The police failure was an embarrassment for the government, which had to call in the army.
But the army seems to have acted as a mediator, external instead of being the arm of the civilian authority, brokering a deal that saw the government accept all the demands of the protesters, including a general amnesty for them and the sacking of Law Minister Zahid Hamid.
In a report submitted at the Supreme Court on Thursday, the police offered various reasons why the operation failed.

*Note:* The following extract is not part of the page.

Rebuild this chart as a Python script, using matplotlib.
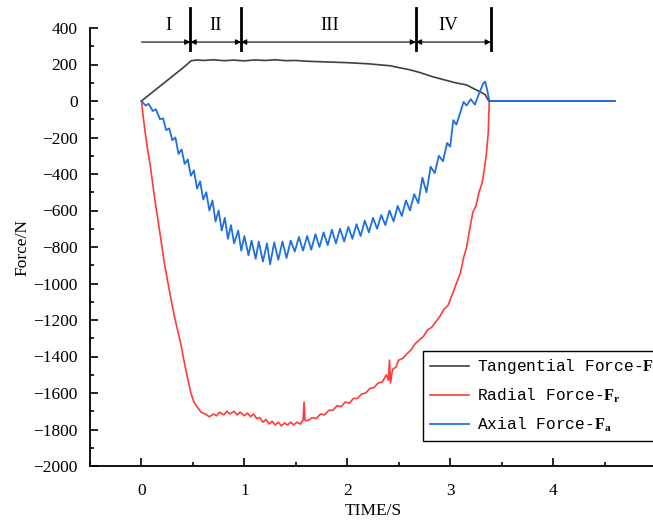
import matplotlib
matplotlib.use("Agg")
import matplotlib.pyplot as plt

plt.rcParams["mathtext.fontset"] = "custom"
plt.rcParams["mathtext.bf"] = "Liberation Serif:bold"
plt.rcParams["mathtext.rm"] = "Liberation Serif"

# ---------------- data ----------------
t_tan = [0.00, 0.10, 0.20, 0.30, 0.40, 0.485, 0.55, 0.60, 0.70, 0.80, 0.90, 1.00, 1.10, 1.20,
         1.30, 1.40, 1.50, 1.60, 1.70, 1.80, 1.90, 2.00, 2.10, 2.20, 2.30, 2.42, 2.50, 2.60,
         2.70, 2.83, 2.95, 3.05, 3.16, 3.22, 3.29, 3.34, 3.375, 4.60]
f_tan = [0, 45, 90, 135, 180, 221, 225, 222, 226, 221, 224, 220, 225, 222,
         226, 221, 222, 218, 216, 214, 212, 210, 207, 204, 199, 193, 183, 172,
         157, 133, 115, 100, 88, 70, 51, 35, 0, 0]

t_rad = [0.00, 0.02, 0.05, 0.087, 0.13, 0.18, 0.22, 0.27, 0.32, 0.38, 0.43, 0.48, 0.51, 0.54,
         0.58, 0.62, 0.66, 0.70, 0.73, 0.76, 0.80, 0.83, 0.86, 0.90, 0.93, 0.96, 1.00, 1.03,
         1.06, 1.09, 1.12, 1.15, 1.18, 1.21, 1.24, 1.27, 1.30, 1.33, 1.36, 1.39, 1.42, 1.45,
         1.48, 1.51, 1.54, 1.57, 1.58, 1.59, 1.62, 1.66, 1.70, 1.74, 1.78, 1.82, 1.86, 1.90,
         1.94, 1.98, 2.02, 2.06, 2.10, 2.14, 2.18, 2.22, 2.26, 2.30, 2.34, 2.38, 2.40, 2.41,
         2.42, 2.44, 2.47, 2.50, 2.54, 2.58, 2.62, 2.66, 2.70, 2.74, 2.78, 2.82, 2.86, 2.90,
         2.94, 2.98, 3.02, 3.06, 3.10, 3.13, 3.16, 3.19, 3.22, 3.25, 3.28, 3.31, 3.33, 3.35,
         3.37, 3.38]
f_rad = [0, -100, -230, -360, -540, -725, -880, -1035, -1180, -1326, -1470, -1600, -1650, -1675,
         -1705, -1715, -1730, -1715, -1725, -1705, -1720, -1700, -1715, -1700, -1720, -1705, -1725, -1710,
         -1730, -1715, -1740, -1735, -1760, -1745, -1770, -1755, -1775, -1760, -1780, -1765, -1775, -1760,
         -1775, -1760, -1770, -1750, -1650, -1750, -1750, -1735, -1740, -1715, -1720, -1695, -1695, -1670,
         -1675, -1650, -1655, -1630, -1630, -1605, -1600, -1575, -1570, -1545, -1540, -1500, -1530, -1420,
         -1545, -1470, -1460, -1420, -1410, -1385, -1364, -1330, -1310, -1290, -1255, -1240, -1210, -1180,
         -1140, -1120, -1060, -1000, -940, -860, -800, -700, -610, -575, -500, -450, -380, -300,
         -175, 0]

t_ax = [0.00, 0.04, 0.07, 0.11, 0.14, 0.18, 0.21, 0.24, 0.27, 0.30, 0.33, 0.36, 0.39, 0.42,
        0.45, 0.48, 0.51, 0.54, 0.57, 0.60, 0.63, 0.66, 0.69, 0.72, 0.75, 0.78, 0.81, 0.84,
        0.87, 0.90, 0.94, 0.97, 1.00, 1.04, 1.07, 1.11, 1.14, 1.18, 1.22, 1.25, 1.29, 1.33,
        1.37, 1.41, 1.45, 1.49, 1.53, 1.57, 1.61, 1.65, 1.69, 1.73, 1.77, 1.81, 1.85, 1.89,
        1.93, 1.97, 2.01, 2.05, 2.09, 2.13, 2.17, 2.21, 2.25, 2.29, 2.33, 2.37, 2.41, 2.45,
        2.49, 2.53, 2.57, 2.61, 2.65, 2.69, 2.73, 2.77, 2.81, 2.85, 2.89, 2.93, 2.97, 3.00,
        3.03, 3.06, 3.10, 3.13, 3.16, 3.20, 3.24, 3.28, 3.32, 3.34, 3.36, 3.38, 4.60]
f_ax = [0, -25, -15, -55, -45, -100, -95, -160, -150, -215, -200, -290, -265, -345,
        -320, -410, -380, -480, -440, -540, -500, -600, -545, -660, -600, -710, -640, -755,
        -680, -780, -710, -820, -740, -845, -765, -865, -770, -880, -780, -895, -775, -870,
        -770, -860, -765, -825, -745, -820, -740, -815, -730, -800, -720, -790, -705, -780,
        -700, -770, -690, -755, -675, -740, -655, -720, -640, -700, -625, -680, -600, -660,
        -575, -630, -545, -600, -510, -560, -420, -500, -360, -395, -300, -330, -230, -250,
        -105, -130, -60, -5, -25, 10, -20, 40, 95, 106, 60, 0, 0]

stage_bounds = [0.0, 0.476, 0.968, 2.667, 3.395]
stage_labels = ["I", "II", "III", "IV"]
x_ticks = [0, 1, 2, 3, 4, 5]
y_ticks = list(range(-2000, 401, 200))

# ---------------- figure ----------------
W, H = 653, 520
fig = plt.figure(figsize=(W / 100, H / 100), dpi=100)
ax = fig.add_axes([90 / W, (H - 466) / H, (656 - 90) / W, (466 - 28) / H])

serif = "Liberation Serif"

ax.plot(t_rad, f_rad, color="#ff3b3b", lw=1.2, label=r"Radial Force-$\mathbf{F_r}$", zorder=2)
ax.plot(t_tan, f_tan, color="#404040", lw=1.2, label=r"Tangential Force-$\mathbf{F_t}$", zorder=3)
ax.plot(t_ax, f_ax, color="#1f6fe0", lw=1.3, label=r"Axial Force-$\mathbf{F_a}$", zorder=4)

ax.set_xlim(-0.5, 5)
ax.set_ylim(-2000, 400)
ax.set_xticks(x_ticks)
ax.set_yticks(y_ticks)
ax.set_xticks([-0.5 + 0.5 * i for i in range(12)], minor=True)
ax.set_yticks(list(range(-2000, 401, 100)), minor=True)
ax.tick_params(which="both", direction="in", width=1.2, labelsize=12.5)
ax.tick_params(which="major", length=6)
ax.tick_params(which="minor", length=3)
ax.tick_params(axis="y", which="major", pad=9)
ax.tick_params(axis="x", which="major", pad=12)
ax.set_yticklabels([str(v).replace("-", "\u2212") for v in y_ticks])
for lab in ax.get_xticklabels() + ax.get_yticklabels():
    lab.set_family(serif)

for s in ["top", "right"]:
    ax.spines[s].set_visible(False)
for s in ["left", "bottom"]:
    ax.spines[s].set_linewidth(1.3)

ax.set_xlabel("TIME/S", family=serif, fontsize=12.5, labelpad=3)
ax.set_ylabel("Force/N", family=serif, fontsize=12.5, labelpad=2)

# stage annotations
y_arrow = 323
for b in stage_bounds[1:]:
    ax.plot([b, b], [280, 510], color="black", lw=2, clip_on=False, zorder=5)
for i in range(4):
    a, b = stage_bounds[i], stage_bounds[i + 1]
    style = "-|>" if i == 0 else "<|-|>"
    ax.annotate("", xy=(b, y_arrow), xytext=(a, y_arrow),
                arrowprops=dict(arrowstyle=style, color="black", lw=0.8,
                                mutation_scale=8, shrinkA=0, shrinkB=0),
                annotation_clip=False)
label_x = [0.26, 0.72, 1.83, 2.98]
for lx, lab in zip(label_x, stage_labels):
    ax.text(lx, 416, lab, ha="center", va="center", family=serif, fontsize=13.5, clip_on=False)

# legend
handles, labels = ax.get_legend_handles_labels()
order = [1, 0, 2]
leg = fig.legend([handles[i] for i in order], [labels[i] for i in order],
                 loc="upper left", bbox_to_anchor=(423 / W, (H - 351) / H),
                 borderaxespad=0,
                 prop={"family": "Liberation Mono", "size": 11.7},
                 frameon=True, fancybox=False, framealpha=1, edgecolor="black",
                 handlelength=2.4, borderpad=0.4, labelspacing=0.65, handletextpad=0.55)
leg.get_frame().set_linewidth(1.0)

fig.savefig("out.png", dpi=100)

They included fatigue among the police due to the prolonged protest, the fact that religious sentiments were constantly invoked by protest leaders in their speeches, as well as the last-minute emergence of "additional [Tehreek-i-Labaik Ya Rasool Allah Pakistan] activists from the adjoining areas of Rawalpindi" who launched "brutal attacks on the police force".
Cash handouts
But this hardly explains why a joint force of 5,500 policemen, Frontier Constabulary and paramilitary Punjab Rangers would cave in before a crowd half its size.
Two police officers interviewed by BBC Urdu pointed to a lack of co-ordination among the forces.
One said the Rangers were stationed at the back as the second line of defence, and did not move when their support was needed.
"They did not take part in any action, and when the police were uprooted, they abandoned their positions and disappeared," he said.
Then there is the video of a senior Pakistani army officer distributing money to the protesters, external.
Director-general of the Punjab Rangers, Maj-Gen Azhar Navid Hayat, is seen handing out envelopes containing 1,000-rupee ($9.50; £7) notes to protesters who were described as having no money to pay their bus fare home.
"This is a gift from us to you," the general is heard telling one bearded man. "Aren't we with you too?"
He then goes on to pat another protester on the cheek and offers a reassurance that, "God willing, we'll get all of them released" - presumably a reference to arrested protesters.
With so many factors to consider, the larger picture is unlikely ever to emerge, as has always been the case within Pakistan's murky political intrigues.
What is clear is that the protests came in the wake of yet another political crisis which has paralysed the country, and in which the military and the political establishment appear to be struggling to get an upper hand.